The end was no surprise, and she chose to spend her final days driving with her husband through the autumn foliage of New Hampshire.

She was an artist and no doubt felt at home in the fiery beauty of the season, but the peace and mystical reassurance of the forest might have attracted her as well.

Like Jesus in Gethsemane, among the trees seemed to be a good place to prepare for death.

Maybe it is something in our limbic brain, a faint memory that, like thousands of species today, the woods were once home to our arboreal ancestors.

Maybe it’s the chlorophyll in the leaves that helps them process light into food. It can’t use the green in the spectrum and reflects it back, giving leaves their color and bathing the forest in faint green light that just happens to be appealing and calming to the human psyche.

Perhaps it is easier to take one’s leave among the elders of life, and trees are certainly that.
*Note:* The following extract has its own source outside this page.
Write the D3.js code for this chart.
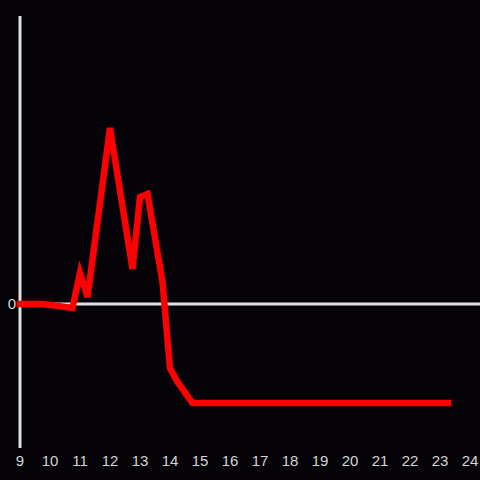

The longest-living organisms on earth, many will live to be hundreds of years old.

Old Tjikko, a spruce in Sweden, was around over 9,500 years ago when we were still Stone Age toddlers.
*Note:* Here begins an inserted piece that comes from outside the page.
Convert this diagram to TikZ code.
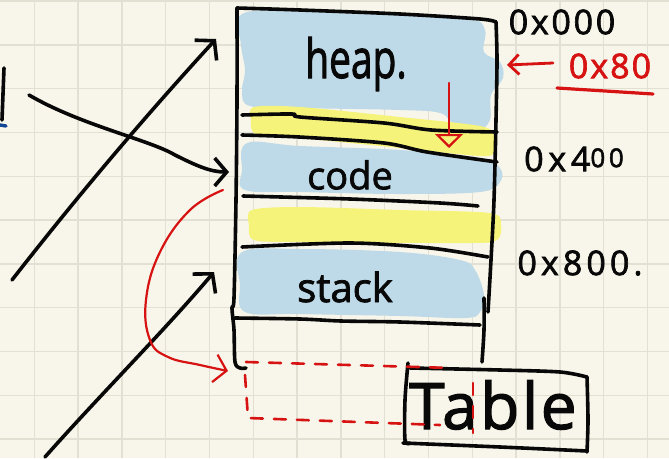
\documentclass[tikz,border=0pt]{standalone}
\usepackage{fontspec}
\setmainfont{Open Sans}
\newfontfamily\handfont{Open Sans}[FakeBold=2]
\usetikzlibrary{arrows.meta}
\definecolor{paper}{RGB}{248,246,234}
\definecolor{gridc}{RGB}{226,224,210}
\definecolor{hlblue}{RGB}{190,218,232}
\definecolor{hlyellow}{RGB}{245,243,122}
\definecolor{ink}{RGB}{8,8,8}
\definecolor{redink}{RGB}{214,18,18}
\definecolor{blueink}{RGB}{20,70,150}
\tikzset{
  gridline/.style={draw=gridc, line width=1.4pt},
  pen/.style={draw=ink, line width=3.6pt, line cap=round, line join=round},
  redpen/.style={draw=redink, line width=2.2pt, line cap=round, line join=round},
  reddash/.style={redpen, line width=2.6pt, dash pattern=on 12pt off 11pt},
  barb/.style={-{Straight Barb[length=13pt,width=30pt]}},
  hand/.style={inner sep=0pt, text=ink},
  redhand/.style={inner sep=0pt, text=redink},
}
\begin{document}
\begin{tikzpicture}[x=1pt,y=-1pt]
\useasboundingbox (0,0) rectangle (669,458);
\fill[paper] (0,0) rectangle (669,458);
\foreach \i in {1,...,15} \draw[gridline] ({-9.5+43.8*\i},0) -- ({-9.5+43.8*\i},458);
\foreach \j in {0,...,10} \draw[gridline] (0,{1+43.8*\j}) -- (669,{1+43.8*\j});

% highlights
\fill[hlblue] plot[smooth cycle, tension=0.6] coordinates {(242,14) (300,11) (400,15) (470,19) (485,30) (484,52) (500,62) (503,78) (491,95) (490,120) (478,130) (455,125) (440,113) (400,110) (300,108) (250,106) (242,92) (245,70) (241,45)};
\fill[hlyellow] plot[smooth cycle, tension=0.5] coordinates {(254,107) (300,107) (400,117) (480,126) (496,136) (495,152) (480,156) (400,148) (300,138) (256,134) (251,120)};
\fill[hlblue] plot[smooth cycle, tension=0.6] coordinates {(247,143) (300,146) (400,150) (480,158) (500,168) (500,182) (480,192) (400,194) (300,192) (245,190) (242,170)};
\fill[hlyellow] plot[smooth cycle, tension=0.5] coordinates {(252,210) (300,207) (400,210) (490,213) (501,225) (497,240) (470,243) (300,242) (254,240) (249,225)};
\fill[hlblue] plot[smooth cycle, tension=0.6] coordinates {(242,252) (300,249) (400,252) (460,260) (475,270) (484,295) (480,312) (465,318) (400,316) (300,314) (245,312) (240,285)};

% memory box
\draw[pen] plot[smooth] coordinates {(237,8) (300,10) (400,14) (480,19) (496,22)};
\draw[pen] plot[smooth] coordinates {(496,22) (497,60) (496,120) (494,200) (491,260) (488,312)};
\draw[pen] plot[smooth] coordinates {(484,298) (484,330) (482,362)};
\draw[pen] plot[smooth] coordinates {(237,8) (237,100) (236,200) (234,298) (232,308) (234,330) (235,362) (240,368) (246,368)};
\draw[pen] plot[smooth] coordinates {(242,115) (292,114) (300,117) (384,123) (431,130) (497,132)};
\draw[pen] plot[smooth] coordinates {(242,135) (299,137) (384,143) (427,152) (497,162)};
\draw[pen] plot[smooth] coordinates {(243,196) (350,199) (440,203) (478,206)};
\draw[pen] plot[smooth] coordinates {(242,247) (350,243) (430,248) (488,257)};
\draw[pen] plot[smooth] coordinates {(235,318) (300,319) (341,321) (400,322) (480,325)};

% segment labels
\node[hand, xscale=0.72, font=\handfont\fontsize{54}{56}\selectfont] (heap) at (356,64) {heap.};
\node[hand, font=\handfont\fontsize{38}{40}\selectfont] (code) at (350,175) {code};
\node[hand, font=\handfont\fontsize{40}{42}\selectfont] (stack) at (345,287) {stack};

% addresses
\node[hand, font=\handfont\fontsize{34}{36}\selectfont\addfontfeature{LetterSpace=8}] (a0) at (562,22) {0x000};
\node[redhand, font=\handfont\fontsize{34}{36}\selectfont\addfontfeature{LetterSpace=6}] (a80) at (610,66) {0x80};
\node[hand, font=\handfont\fontsize{34}{36}\selectfont\addfontfeature{LetterSpace=14}] (a400) at (574,159) {0x4\raisebox{4pt}{\fontsize{26}{28}\selectfont 00}};
\node[hand, font=\handfont\fontsize{34}{36}\selectfont\addfontfeature{LetterSpace=12}] (a800) at (580,263) {0x800.};
\coordinate (ul1) at (557,88);
\coordinate (ul2) at (653,94);
\draw[redpen, line width=3.2pt] (ul1) -- (ul2);
\coordinate (ra1) at (553,63);
\coordinate (ra2) at (507,65);
\draw[redpen, line width=2.8pt, -{Straight Barb[length=10pt,width=20pt]}] (ra1) -- (ra2);

% red down arrow
\coordinate (rd1) at (449,83);
\coordinate (rd2) at (449,148);
\draw[redpen, -{Triangle[open,length=14pt,width=28pt]}] (rd1) -- (rd2);

% left arrows
\coordinate (l1s) at (12,280);
\coordinate (l1e) at (216,39);
\draw[pen, barb] (l1s) .. controls (90,180) and (160,100) .. (l1e);
\coordinate (l2s) at (29,95);
\coordinate (l2e) at (229,172);
\draw[pen, -{Straight Barb[length=12pt,width=28pt]}] (l2s) .. controls (80,125) and (150,140) .. (175,155) .. controls (195,165) and (210,172) .. (l2e);
\coordinate (l3s) at (45,457);
\coordinate (l3e) at (214,272);
\draw[pen, barb] (l3s) .. controls (100,395) and (165,330) .. (l3e);

% small mark at far left
\draw[pen] (4,68) -- (2,120);
\draw[draw=blueink, line width=3.4pt, line cap=round] (0,125) -- (6,126);

% red curved arrow
\coordinate (rc1) at (223,190);
\coordinate (rc2) at (228,371);
\draw[redpen, -{Straight Barb[length=12pt,width=28pt]}] plot[smooth, tension=0.7] coordinates {(rc1) (190,210) (160,252) (146,300) (150,340) (168,357) (200,365) (rc2)};

% Table box
\draw[pen] plot[smooth] coordinates {(408,363) (405,400) (405,440) (410,443)};
\draw[pen] plot[smooth] coordinates {(410,368) (500,370) (560,372) (587,377)};
\draw[pen] plot[smooth] coordinates {(587,377) (588,420) (587,452)};
\draw[pen] plot[smooth] coordinates {(403,443) (500,447) (587,451)};
\node[hand, font=\handfont\fontsize{64}{66}\selectfont\addfontfeature{LetterSpace=4}] (table) at (493,405) {Table};

% red dashed box
\draw[reddash] (246,362) -- (452,368);
\draw[reddash] (245,375) -- (248,418) -- (440,425);
\draw[reddash] (473,383) -- (473,433);
\end{tikzpicture}
\end{document}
No tree will die of old age, and we may not be meant to, either.

It’s consoling to know that there is much more to the forest than meets the eye.

Despite the thick trunks and towering crowns, there may be twice that biomass hidden in the ground in an invisible network of roots and fungi.

This organic web not only provides the water and nutrients a tree needs to grow, but using the tiny fungal fibers that penetrate the roots, trees share information and provisions through it.

A tree in distress from disease or prey warns other trees to be on the alert. Healthy trees help sick or young trees by delivering needed carbon or nitrogen through the network.

Trees create a biosphere in which life is abundantly and diversely shared. Grab a handful of that sweet dark humus at the base of a tree and you are holding in your hand more life forms than there are people on this crowded rock.

Maybe my friends’ sister went to the woods because she found it to be “on earth as it is in heaven.”